Unlike post-Nazi Germany, post-dictatorial Spain has never been officially compelled to confront the violence, repression, and human rights abuses of its twentieth-century past. As a result, the victims of the Spanish Civil War (1936–1939) and the Franco dictatorship (1939–1975) were largely silenced, while perpetrators were never held legally accountable. These unresolved histories continue to haunt contemporary Spain, leaving behind what many scholars describe as the “ghosts” of a repressed past.

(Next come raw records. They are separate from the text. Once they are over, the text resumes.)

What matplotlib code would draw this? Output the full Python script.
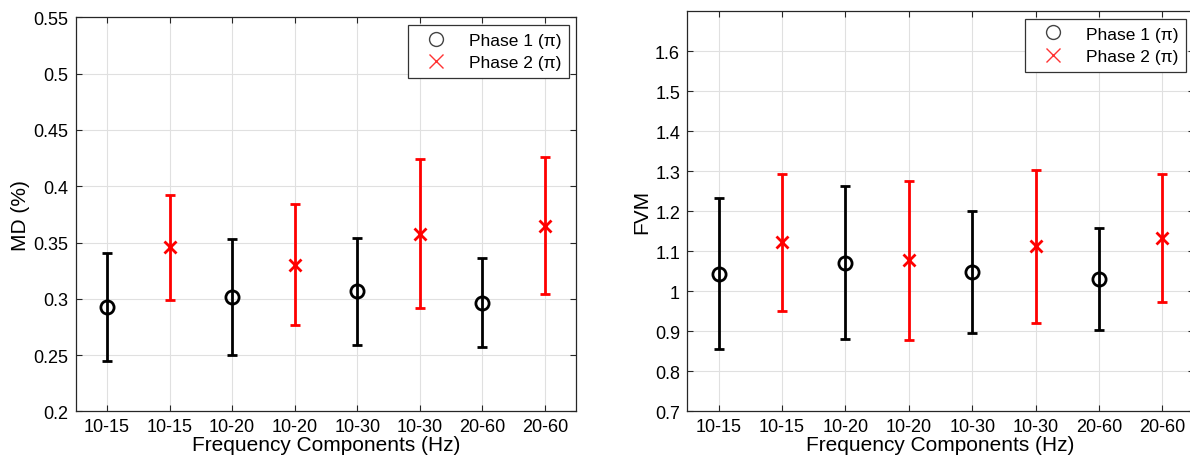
import matplotlib
matplotlib.use("Agg")
import matplotlib.pyplot as plt
from matplotlib.lines import Line2D

plt.rcParams['font.family'] = ['Liberation Sans', 'DejaVu Sans']

categories = ["10-15", "10-15", "10-20", "10-20", "10-30", "10-30", "20-60", "20-60"]

# MD (%) panel
md_p1_mean = [0.293, 0.302, 0.307, 0.296]
md_p1_low = [0.245, 0.250, 0.259, 0.257]
md_p1_high = [0.341, 0.353, 0.354, 0.336]
md_p2_mean = [0.346, 0.330, 0.358, 0.365]
md_p2_low = [0.299, 0.277, 0.292, 0.304]
md_p2_high = [0.392, 0.384, 0.424, 0.426]

# FVM panel
fvm_p1_mean = [1.042, 1.071, 1.048, 1.030]
fvm_p1_low = [0.856, 0.880, 0.894, 0.903]
fvm_p1_high = [1.232, 1.262, 1.200, 1.157]
fvm_p2_mean = [1.122, 1.077, 1.112, 1.133]
fvm_p2_low = [0.951, 0.878, 0.921, 0.973]
fvm_p2_high = [1.292, 1.275, 1.304, 1.294]

md_yticks = [0.2, 0.25, 0.3, 0.35, 0.4, 0.45, 0.5, 0.55]
md_yticklabels = ["0.2", "0.25", "0.3", "0.35", "0.4", "0.45", "0.5", "0.55"]
fvm_yticks = [0.7, 0.8, 0.9, 1.0, 1.1, 1.2, 1.3, 1.4, 1.5, 1.6]
fvm_yticklabels = ["0.7", "0.8", "0.9", "1", "1.1", "1.2", "1.3", "1.4", "1.5", "1.6"]

legend_labels = ["Phase 1 (\u03c0)", "Phase 2 (\u03c0)"]

fig = plt.figure(figsize=(11.9, 4.64), dpi=100)
ax1 = fig.add_axes([0.0636, 0.111, 0.4207, 0.8495])
ax2 = fig.add_axes([0.5773, 0.112, 0.4261, 0.8615])

p1_x = [1, 3, 5, 7]
p2_x = [2, 4, 6, 8]

spine_col = "#262626"

def panel(ax, m1, l1, h1, m2, l2, h2, ylim, yticks, yticklabels, ylabel):
    e1 = [[m - l for m, l in zip(m1, l1)], [h - m for m, h in zip(m1, h1)]]
    e2 = [[m - l for m, l in zip(m2, l2)], [h - m for m, h in zip(m2, h2)]]
    ax.errorbar(p1_x, m1, yerr=e1, fmt='o', color='black', mfc='none',
                mec='black', ms=9.5, mew=2, elinewidth=2, capsize=3.5,
                capthick=2, zorder=3)
    ax.errorbar(p2_x, m2, yerr=e2, fmt='x', color='#ff0000', mec='#ff0000',
                ms=8, mew=2, elinewidth=2, capsize=3.5, capthick=2, zorder=3)
    ax.set_xlim(0.5, 8.5)
    ax.set_ylim(*ylim)
    ax.set_xticks(range(1, 9))
    ax.set_xticklabels(categories)
    ax.set_yticks(yticks)
    ax.set_yticklabels(yticklabels)
    ax.grid(True, color='#e0e0e0', linewidth=0.8, zorder=0)
    ax.set_axisbelow(True)
    ax.tick_params(direction='in', length=4, width=0.8, top=True, right=True,
                   labelsize=13, colors=spine_col, labelcolor='black', pad=5)
    for s in ax.spines.values():
        s.set_color(spine_col)
        s.set_linewidth(0.9)
    ax.set_xlabel("Frequency Components (Hz)", fontsize=15, labelpad=0)
    ax.set_ylabel(ylabel, fontsize=15, labelpad=3)
    h_a = Line2D([], [], ls='none', marker='o', mfc='none', mec='#444444',
                 ms=10, mew=1)
    h_b = Line2D([], [], ls='none', marker='x', color='#ff3333', ms=10, mew=1)
    leg = ax.legend([h_a, h_b], legend_labels, loc='upper right',
                    fontsize=12.5, frameon=True, fancybox=False,
                    borderaxespad=0.45, handletextpad=0.7, labelspacing=0.44,
                    borderpad=0.42, handlelength=2.4)
    leg.get_frame().set_edgecolor('#333333')
    leg.get_frame().set_linewidth(0.9)
    leg.get_frame().set_alpha(1)

panel(ax1, md_p1_mean, md_p1_low, md_p1_high, md_p2_mean, md_p2_low,
      md_p2_high, (0.2, 0.55), md_yticks, md_yticklabels, "MD (%)")
panel(ax2, fvm_p1_mean, fvm_p1_low, fvm_p1_high, fvm_p2_mean, fvm_p2_low,
      fvm_p2_high, (0.7, 1.7), fvm_yticks, fvm_yticklabels, "FVM")

fig.savefig("out.png", dpi=100)
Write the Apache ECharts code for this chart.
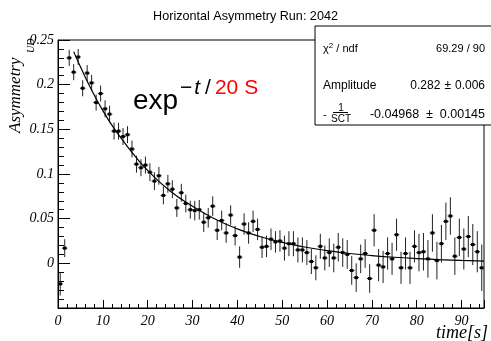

In this seminar, we will explore how Spanish writers, filmmakers, and artists since the early 2000s have sought to recover these silenced voices and confront the lingering effects of historical trauma. Drawing on the work of historians, cultural critics, and theorists such as Jo Labanyi, we will examine how ghostly figures, monsters, and other unsettling presences in literature and film give shape to collective memory, loss, and unresolved injustice. These spectral figures, far from being merely fantastical, reveal the enduring consequences of silence and forgetting in a society shaped by dictatorship.
To ground our analysis, we will study key moments in Spanish history—including the Spanish Inquisition, the Civil War, the Franco regime, and the Democratic Transition of 1975-1978—paying particular attention to the pacto de olvido (Pact of Silence), a political agreement that postponed public reckoning with the past after Franco’s death in 1975. We will also consider contemporary debates surrounding the excavation of mass graves and the creation of the Association for the Recovery of Historical Memory, both of which expose the continued marginalization of the regime’s victims.
Through close readings of literary texts, films, and visual culture produced from the 1970s to the present, students will investigate how memory, truth, and repression are represented—and contested—in modern Spain. Ultimately, this course asks how the ghosts of the past continue to shape Spanish identity today and what it means to confront, rather than silence, a difficult and unfinished history.